DATASET EXTRACT:
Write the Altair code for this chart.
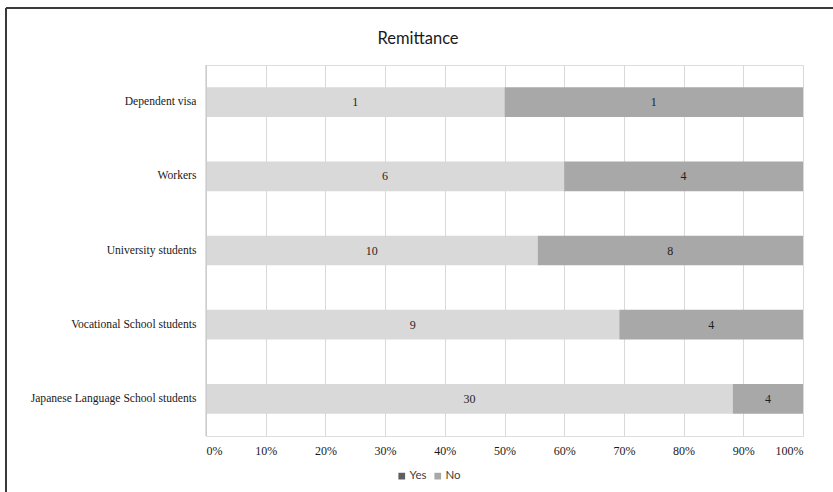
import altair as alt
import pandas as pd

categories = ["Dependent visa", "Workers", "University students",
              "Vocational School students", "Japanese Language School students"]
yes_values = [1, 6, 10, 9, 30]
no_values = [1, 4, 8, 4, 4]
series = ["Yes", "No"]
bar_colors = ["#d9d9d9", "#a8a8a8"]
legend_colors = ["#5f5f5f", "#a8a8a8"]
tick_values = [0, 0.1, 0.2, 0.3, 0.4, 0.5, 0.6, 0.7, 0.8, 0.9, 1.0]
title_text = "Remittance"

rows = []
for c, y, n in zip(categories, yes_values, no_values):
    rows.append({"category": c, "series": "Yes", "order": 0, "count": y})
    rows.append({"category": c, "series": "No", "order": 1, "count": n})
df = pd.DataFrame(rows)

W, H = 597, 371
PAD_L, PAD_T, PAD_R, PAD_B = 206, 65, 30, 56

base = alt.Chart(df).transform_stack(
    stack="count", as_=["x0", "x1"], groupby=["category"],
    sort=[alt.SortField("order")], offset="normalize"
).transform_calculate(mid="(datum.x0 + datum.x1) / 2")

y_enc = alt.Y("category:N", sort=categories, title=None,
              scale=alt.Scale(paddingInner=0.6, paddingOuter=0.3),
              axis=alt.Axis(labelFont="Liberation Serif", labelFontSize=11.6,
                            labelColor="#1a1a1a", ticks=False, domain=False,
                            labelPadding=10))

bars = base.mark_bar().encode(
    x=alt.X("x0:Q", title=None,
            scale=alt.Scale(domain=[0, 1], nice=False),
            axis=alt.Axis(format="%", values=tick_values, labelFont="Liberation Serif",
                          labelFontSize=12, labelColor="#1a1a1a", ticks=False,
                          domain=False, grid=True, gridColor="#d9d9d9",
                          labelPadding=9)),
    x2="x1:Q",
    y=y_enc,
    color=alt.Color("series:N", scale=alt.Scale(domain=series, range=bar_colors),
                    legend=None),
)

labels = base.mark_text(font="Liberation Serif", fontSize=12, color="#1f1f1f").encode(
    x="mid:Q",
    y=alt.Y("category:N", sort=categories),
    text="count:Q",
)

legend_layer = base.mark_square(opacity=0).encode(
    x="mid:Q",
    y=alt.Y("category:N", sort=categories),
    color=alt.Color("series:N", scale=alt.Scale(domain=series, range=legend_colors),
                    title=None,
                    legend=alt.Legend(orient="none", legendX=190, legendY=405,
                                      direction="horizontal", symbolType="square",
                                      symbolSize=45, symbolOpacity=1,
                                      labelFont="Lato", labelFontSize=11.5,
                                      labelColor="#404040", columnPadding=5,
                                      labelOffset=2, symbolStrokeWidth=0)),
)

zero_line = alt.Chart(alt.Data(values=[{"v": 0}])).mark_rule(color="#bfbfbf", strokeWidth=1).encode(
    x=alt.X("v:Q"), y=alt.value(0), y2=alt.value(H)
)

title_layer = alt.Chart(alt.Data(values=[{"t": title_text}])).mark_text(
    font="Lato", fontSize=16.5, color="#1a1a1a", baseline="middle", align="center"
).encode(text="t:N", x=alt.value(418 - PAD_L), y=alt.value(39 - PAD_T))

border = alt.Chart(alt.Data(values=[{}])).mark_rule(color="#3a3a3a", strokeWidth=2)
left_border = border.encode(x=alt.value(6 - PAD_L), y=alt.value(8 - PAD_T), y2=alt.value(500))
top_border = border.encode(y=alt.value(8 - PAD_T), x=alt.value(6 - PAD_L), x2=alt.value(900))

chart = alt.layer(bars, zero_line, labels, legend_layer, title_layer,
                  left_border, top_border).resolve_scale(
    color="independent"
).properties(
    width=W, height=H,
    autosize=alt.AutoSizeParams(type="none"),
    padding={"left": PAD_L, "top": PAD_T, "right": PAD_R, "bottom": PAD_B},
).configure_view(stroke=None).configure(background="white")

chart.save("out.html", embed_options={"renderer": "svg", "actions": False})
==
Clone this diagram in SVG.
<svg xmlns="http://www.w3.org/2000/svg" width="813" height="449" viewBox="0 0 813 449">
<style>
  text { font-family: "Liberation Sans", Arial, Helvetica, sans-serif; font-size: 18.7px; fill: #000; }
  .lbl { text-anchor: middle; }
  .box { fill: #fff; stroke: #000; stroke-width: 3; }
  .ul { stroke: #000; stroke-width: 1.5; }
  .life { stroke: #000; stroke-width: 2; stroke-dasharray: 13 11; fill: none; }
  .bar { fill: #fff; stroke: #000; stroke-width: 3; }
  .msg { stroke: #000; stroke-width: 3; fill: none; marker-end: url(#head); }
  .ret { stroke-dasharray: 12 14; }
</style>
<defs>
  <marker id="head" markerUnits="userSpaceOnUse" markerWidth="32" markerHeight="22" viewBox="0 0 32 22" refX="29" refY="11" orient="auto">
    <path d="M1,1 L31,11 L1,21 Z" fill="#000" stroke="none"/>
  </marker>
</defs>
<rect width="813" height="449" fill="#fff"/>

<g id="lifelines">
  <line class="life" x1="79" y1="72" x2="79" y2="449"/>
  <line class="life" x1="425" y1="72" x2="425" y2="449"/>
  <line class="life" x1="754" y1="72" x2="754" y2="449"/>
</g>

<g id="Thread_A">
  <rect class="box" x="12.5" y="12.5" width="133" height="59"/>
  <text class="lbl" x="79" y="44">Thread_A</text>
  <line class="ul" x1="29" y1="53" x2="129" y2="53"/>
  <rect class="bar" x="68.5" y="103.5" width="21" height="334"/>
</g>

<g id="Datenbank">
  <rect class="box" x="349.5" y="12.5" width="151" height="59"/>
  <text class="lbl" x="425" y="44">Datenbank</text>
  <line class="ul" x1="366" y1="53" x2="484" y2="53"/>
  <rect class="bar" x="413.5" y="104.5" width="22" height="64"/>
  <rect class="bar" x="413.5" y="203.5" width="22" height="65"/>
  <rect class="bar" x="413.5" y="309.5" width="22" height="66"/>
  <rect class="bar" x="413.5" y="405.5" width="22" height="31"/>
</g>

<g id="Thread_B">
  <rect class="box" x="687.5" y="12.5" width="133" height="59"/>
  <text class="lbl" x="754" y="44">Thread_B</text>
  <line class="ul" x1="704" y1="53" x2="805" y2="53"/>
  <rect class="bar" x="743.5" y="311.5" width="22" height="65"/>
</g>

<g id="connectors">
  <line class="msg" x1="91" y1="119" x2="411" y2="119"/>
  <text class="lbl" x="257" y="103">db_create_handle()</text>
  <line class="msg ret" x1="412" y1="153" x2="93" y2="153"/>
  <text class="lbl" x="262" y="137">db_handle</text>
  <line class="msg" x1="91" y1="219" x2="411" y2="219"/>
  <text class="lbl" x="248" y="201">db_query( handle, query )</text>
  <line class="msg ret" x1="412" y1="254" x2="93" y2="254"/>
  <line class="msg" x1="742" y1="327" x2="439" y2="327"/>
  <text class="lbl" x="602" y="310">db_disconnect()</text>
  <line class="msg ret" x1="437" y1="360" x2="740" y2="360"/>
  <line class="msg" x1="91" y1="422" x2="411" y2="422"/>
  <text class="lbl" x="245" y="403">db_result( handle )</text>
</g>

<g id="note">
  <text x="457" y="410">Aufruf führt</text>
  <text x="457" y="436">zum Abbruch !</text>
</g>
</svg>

WHAT TO PRODUCE:
Copy out every line with the word "this".

FINAL RESULT:
Write the Altair code for this chart.
Clone this diagram in SVG.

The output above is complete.